A biodegradable suction patch for sustainable transbuccal peptide delivery.

Despite considerable advances in the systemic delivery of peptides, their susceptibility to gastrointestinal degradation and high molecular weight, which restricts permeability across biological barriers, remain obstacles to oral administration. As a result, most peptide therapies rely on injections to achieve therapeutic effects. Recent studies on a bioinspired suction patch demonstrated positive effects in vivo with three peptides - desmopressin, semaglutide, and teriparatide - yet materials used for patch fabrication were non-degradable.
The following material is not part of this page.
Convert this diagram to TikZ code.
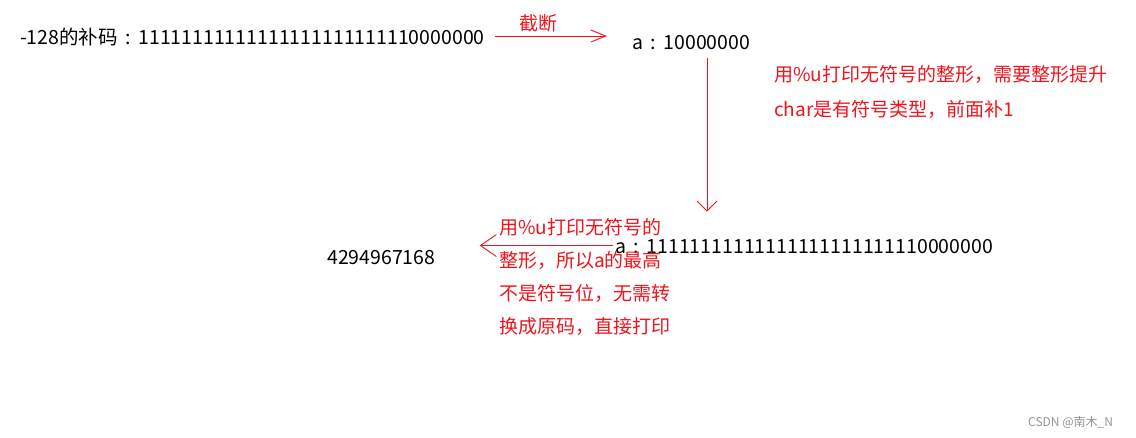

In this work, a more sustainable patch alternative is introduced by replacing previously used materials with biodegradable polymers, aiming for degradation of the patch after removal to reduce environmental impact. A scalable mold casting process was employed to thermally crosslink synthesized and functionalized copolyesters, yielding the desired devices. Mechanical testing across various materials and shapes identified the best-performing polymer, while its degradation was confirmed in both aqueous medium and simulated waste. An ex vivo model using porcine buccal tissue validated the functionality of biodegradable patches, showing enhanced permeation of a poorly permeable dye when combined with a chemical permeation enhancer. In beagle dogs, the bioavailability of semaglutide (4.11 kDa) was substantially improved compared to the commercially available tablet, with an application time of only 10 min. Additionally, the patch achieved a relative bioavailability of 26% for bremelanotide (1.03 kDa) compared to subcutaneous administration. This work underscores the potential of replacing silicone devices with biodegradable alternatives, providing a more sustainable approach for peptide delivery via the buccal suction patch.